White-label and OEM opportunities for software providers serving manufacturers
For SaaS vendors, ERP consultants, and OEM software providers, embedded manufacturing workflows create a strong white-label opportunity. Many manufacturing firms want modern digital operations but do not want to assemble multiple point solutions or expose users to complex ERP interfaces. A white-label ERP layer embedded into a manufacturing platform can deliver order orchestration, billing, procurement controls, service workflows, and analytics under the provider's own brand.
This model is commercially attractive because it supports recurring platform revenue, implementation services, partner enablement, and expansion into adjacent modules. It also improves retention. Once a manufacturer runs quoting, production triggers, service entitlements, and financial workflows through an embedded platform, switching costs rise significantly.
| Stakeholder | Embedded platform value | Revenue impact |
|---|---|---|
| Manufacturer | Consistent workflows across plants, dealers, and service teams | Higher margin control and better renewal performance |
| SaaS provider | Branded ERP capability without full custom development | Recurring subscription and implementation revenue |
| Reseller or partner | Standardized onboarding, pricing, and support processes | Faster time to revenue and lower service friction |
| OEM ecosystem owner | Unified data and governance across embedded applications | Scalable monetization across channels and geographies |
Cloud SaaS scalability requirements for embedded manufacturing workflows
Embedded workflows only deliver long-term value if the platform architecture can scale across transaction volume, entities, geographies, and partner models. Manufacturing environments generate high workflow variability: make-to-stock, engineer-to-order, contract manufacturing, serialized assets, service dispatch, and multi-currency billing may all coexist. A cloud SaaS architecture must support configurable workflow logic without creating brittle custom code.
Scalability also means tenant-aware governance. White-label and OEM deployments often require separate branding, role models, approval hierarchies, and reporting views for each customer or partner group. The platform should support reusable workflow templates, API-first integrations, event-driven automation, and centralized auditability. Without these controls, growth creates operational drift instead of leverage.

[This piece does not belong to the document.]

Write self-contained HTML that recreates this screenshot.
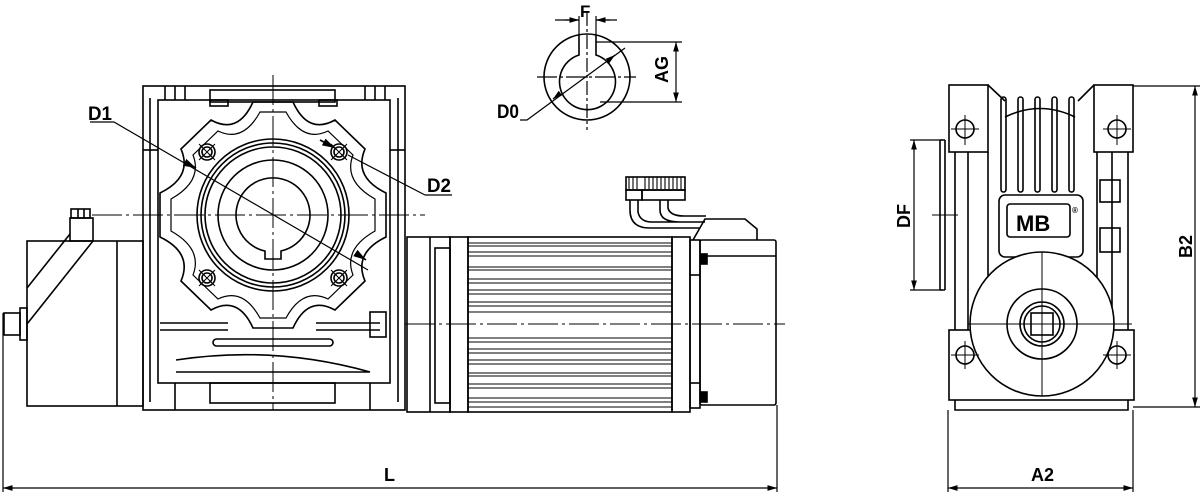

- Use configurable workflow engines instead of hard-coded process branches
- Separate tenant branding from core transaction logic in white-label deployments
- Standardize master data governance for items, suppliers, customers, and service assets
- Expose APIs for MES, CRM, eCommerce, IoT, and field service integrations
- Track workflow exceptions as operational KPIs, not just support tickets
Operational automation patterns that reduce inconsistency
The highest-value automation patterns in manufacturing are usually cross-functional. A sales order should not simply create a transaction record. It should trigger configuration validation, credit review, material availability checks, production slotting, shipment planning, and billing readiness. Similarly, a field service event should update installed-base history, parts consumption, warranty status, and contract profitability.
AI automation becomes useful when applied to exception management rather than generic prediction claims. For example, AI can classify warranty claims by likely approval path, detect anomalous lead-time commitments, recommend replenishment actions based on service demand patterns, or flag subscription accounts at risk of churn due to repeated service delays. In each case, the embedded workflow remains the control layer while AI improves prioritization and response speed.
Governance recommendations for executives and platform owners
Executives should treat embedded workflow design as an operating model decision, not a UI enhancement project. The objective is to define which process rules must be standardized globally, which can vary by plant or partner, and which should remain configurable by business unit. This prevents uncontrolled customization that undermines scalability.
A practical governance model includes a workflow owner for each value stream, a shared data governance council, release management for workflow changes, and KPI reviews focused on exception rates, cycle time, margin leakage, and renewal performance. In partner-heavy environments, onboarding governance is equally important. Resellers and dealers should inherit approved workflows, pricing logic, and service policies from day one rather than negotiating process exceptions later.
Implementation and onboarding priorities
Successful implementation starts with workflow mapping across order capture, production, fulfillment, service, and billing. The goal is to identify where decisions are currently made outside systems, where duplicate data entry occurs, and where exceptions create downstream financial or customer impact. Manufacturers often discover that the biggest gains come from standardizing handoffs rather than replacing every application.
Onboarding should be phased around measurable business outcomes. Phase one may focus on dealer order validation and installed-base creation. Phase two may add service entitlements, warranty automation, and recurring billing. Phase three may extend analytics, AI-assisted exception handling, and partner self-service. This staged approach reduces disruption while building a scalable embedded ERP foundation.
The strategic takeaway
Embedded platform workflows help manufacturing firms reduce operational inconsistencies by moving process control closer to execution while preserving ERP-grade governance. For manufacturers, this improves throughput, service quality, and recurring revenue performance. For SaaS providers, resellers, and OEM platform owners, it creates a defensible white-label and embedded ERP growth model with stronger retention and expansion potential.
The firms that gain the most are not those with the most software. They are the ones that standardize workflow logic across products, plants, partners, and post-sale services in a cloud platform designed for scale. In manufacturing, consistency is not an administrative benefit. It is a commercial advantage.